O contato para participar do T Mosqueteiros é feito pelo Instagram @sctmosqueteirosoficial. Os treinos ocorrem aos domingos de manhã com aquecimento e respeitando os limites de cada um. O time tem um preparador físico e uma preparadora tática
“Em maio de 2019, foi feito um chamamento público para homens trans que estivessem interessados em jogar”, lembra Tatto. “Foram mais de 120 inscrições e os primeiros treinos foram na Casa Florescer, que é um espaço de acolhida de mulheres trans.”
Por causa da pandemia, as reuniões presenciais ficaram suspensas até setembro de 2021. Em novembro, a resolveu competir na primeira edição dos Jogos LGBTQIA+ da cidade de São Paulo. Na correria, teve até rifa para comprar uniformes. Mas valeu a pena: o T Mosqueteiros foi campeão no futsal. “Foi muito produtivo, porque, além de ganhar o campeonato, conseguimos empoderar pessoas trans masculinas para praticar esportes”, emenda o idealizador do time de futsal.
A vitória na quadra também fortaleceu a amizade dentro do time que é formado por pessoas com idade entre 17 e 49 anos, de diversos lugares da capital e região metropolitana, como explica o tatuador Miguel Midori Garcia Shimasaki. “A coisa mais importante de tudo para mim é a troca de ideias, experiências. Tenho crescido muito como pessoa, me tornei um homem trans mais confiante depois de conviver com outros como eu”, comenta o atleta, nascido em Guarulhos. Shimasaki gostava de futebol desde pequeno, mas não conseguiu levar a paixão adiante. “Não tive apoio da família, por ser considerado coisa de ‘menino’, o que me levou a abandonar.”
‘Um por todos, todos por um’ — A rotina do T Mosqueteiros é cheia de desafios. A equipe não tem patrocinadores e o aluguel da quadra pesa no orçamento, o que pode ser insustentável a longo prazo, afirma Bernardo Gonzales, professor e analista de diversidade e inclusão. “Raramente perco um treino, porque para meu corpo e minha psique a prática esportiva entre minhas pessoas favoritas do mundo é o que recarrega energias para reivindicar um mundo melhor, mais humano em que nossas identidades sejam respeitadas e dignas de humanidade”, comenta.
Para meu corpo e minha psique a prática esportiva entre minhas pessoas favoritas é o que recarrega energias para reivindicar um mundo em que nossas identidades sejam respeitadas e dignas (Bernardo Gonzales, professor e analista de diversidade e inclusão)
Tatto destaca que essa rede de apoio é importante para compartilhar informações sobre os direitos de pessoas trans e os caminhos de atendimento público e gratuito.
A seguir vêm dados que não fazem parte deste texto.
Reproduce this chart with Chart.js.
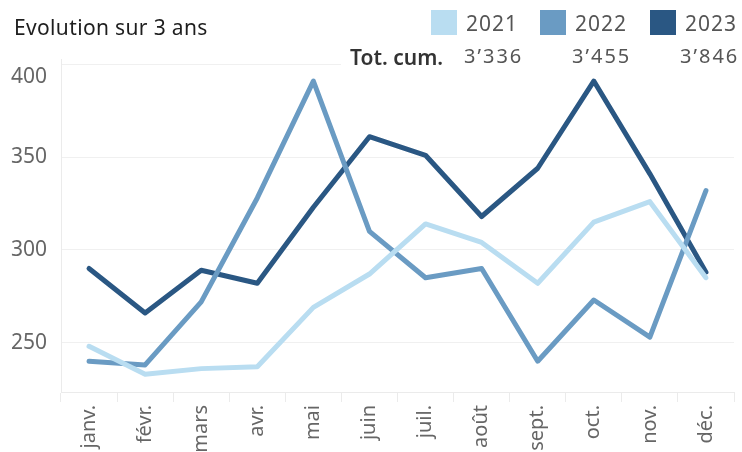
<!DOCTYPE html>
<html>
<head>
<meta charset="utf-8">
<script src="https://cdn.jsdelivr.net/npm/chart.js@4"></script>
<style>
  html, body { margin: 0; padding: 0; background: #fff; }
  #wrap { position: relative; width: 742px; height: 452px; overflow: hidden; font-family: "Noto Sans", sans-serif; }
  canvas { position: absolute; left: 0; top: 0; }
  .t { position: absolute; white-space: nowrap; line-height: 1; }
  #title { left: 14px; top: 17px; font-size: 21px; letter-spacing: 0.35px; color: #1e1e1e; }
  #legbox { position: absolute; left: 341px; top: 0; width: 401px; height: 70px; background: #fff; }
  .sw { position: absolute; top: 10px; width: 26px; height: 25px; }
  .lg { font-size: 21px; letter-spacing: 1px; color: #555; top: 13px; }
  .tot { font-size: 20px; letter-spacing: 2px; color: #555; top: 46px; }
  #totlab { left: 350px; top: 47px; font-size: 21px; color: #333; font-weight: 600; }
</style>
</head>
<body>
<div id="wrap">
  <canvas id="c" width="742" height="452"></canvas>
  <div id="title" class="t">Evolution sur 3 ans</div>
  <div id="legbox"></div>
  <div id="legend"></div>
</div>
<script>
const categories = ["janv.", "févr.", "mars", "avr.", "mai", "juin", "juil.", "août", "sept.", "oct.", "nov.", "déc."];
const years = ["2021", "2022", "2023"];
const values2021 = [248, 233, 236, 237, 269, 287, 314, 304, 282, 315, 326, 285];
const values2022 = [240, 238, 272, 328, 391, 310, 285, 290, 240, 273, 253, 332];
const values2023 = [290, 266, 289, 282, 323, 361, 351, 318, 344, 391, 341, 288];
const totals = ["3’336", "3’455", "3’846"];
const yTicks = [250, 300, 350, 400];
const colors = ["#b9ddf1", "#6a9bc3", "#2a5783"];

// legend (HTML text)
const legend = document.getElementById("legend");
const swLeft = [431, 540, 650];
const lgLeft = [466, 575, 685];
const totLeft = [464, 572, 680];
years.forEach((y, i) => {
  const s = document.createElement("div");
  s.className = "sw"; s.style.left = swLeft[i] + "px"; s.style.background = colors[i];
  legend.appendChild(s);
  const l = document.createElement("div");
  l.className = "t lg"; l.style.left = lgLeft[i] + "px"; l.textContent = y;
  legend.appendChild(l);
  const t = document.createElement("div");
  t.className = "t tot"; t.style.left = totLeft[i] + "px"; t.textContent = totals[i];
  legend.appendChild(t);
});
const tl = document.createElement("div");
tl.id = "totlab"; tl.className = "t"; tl.textContent = "Tot. cum.";
legend.appendChild(tl);

// shift the top y label down (as in the reference, where it sits below its gridline)
const topLabelShift = {
  id: "topLabelShift",
  beforeDraw(chart) {
    const sc = chart.scales.y;
    const items = sc.getLabelItems(chart.chartArea);
    items.forEach(it => {
      if (String(it.label) === String(yTicks[yTicks.length - 1])) {
        it.options.translation[1] += 13;
      }
    });
  }
};

const series = [values2021, values2022, values2023];
new Chart(document.getElementById("c"), {
  type: "line",
  data: {
    labels: categories,
    datasets: series.map((v, i) => ({
      label: years[i],
      data: v,
      borderColor: colors[i],
      backgroundColor: colors[i],
      borderWidth: 5,
      pointRadius: 0,
      tension: 0,
      borderJoinStyle: "round",
      borderCapStyle: "round",
      fill: false
    }))
  },
  plugins: [topLabelShift],
  options: {
    responsive: false,
    animation: false,
    layout: { padding: { left: 0, right: 8, top: 59, bottom: 0 } },
    plugins: { legend: { display: false }, tooltip: { enabled: false } },
    scales: {
      x: {
        type: "category",
        offset: true,
        afterFit: (s) => { s.height = 60; },
        grid: { display: true, offset: true, drawOnChartArea: false, drawTicks: true, tickLength: 10, color: "#ebebeb" },
        border: { display: true, color: "#ebebeb" },
        ticks: { minRotation: 90, maxRotation: 90, autoSkip: false, padding: 3, color: "#666", font: { family: "Noto Sans", size: 20 } }
      },
      y: {
        min: 223.4,
        max: 402.9,
        afterFit: (s) => { s.width = 61; },
        afterBuildTicks: (s) => { s.ticks = yTicks.map(v => ({ value: v })); },
        grid: { color: "#f0f0f0", drawTicks: false, lineWidth: 1 },
        border: { display: true, color: "#ebebeb" },
        ticks: { padding: 14, color: "#666", font: { family: "Noto Sans", size: 21 } }
      }
    }
  }
});
</script>
</body>
</html>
Em janeiro de 2022, foi criado no bairro de Santana, na zona norte da cidade, o Centro de Acolhida Especial de Homens Trans João Nery, que é o primeiro espaço exclusivo para corpos transmasculino e funciona 24 horas por dia.
O nome do CAE é uma homenagem ao escritor João Nery, o primeiro brasileiro a fazer a cirurgia de redesignificação sexual, no ano de 1977. Nery nasceu em 1950 em Niterói, no Rio de Janeiro, e morreu em 2018, vítima de câncer.
Políticas públicas para a transição de homens trans O processo de transição de gênero para homens trans passa por dois anos de tratamento hormonal e acompanhamento psicológico e psiquiátrico. Depois desse período mínimo, vem a fila da mastectomia (cirurgia de remoção das mamas), pelo Sistema Único de Saúde (SUS). Tatto Oliveira está nesse processo e explica que na rede pública é possível fazer consultas e retirar os medicamentos.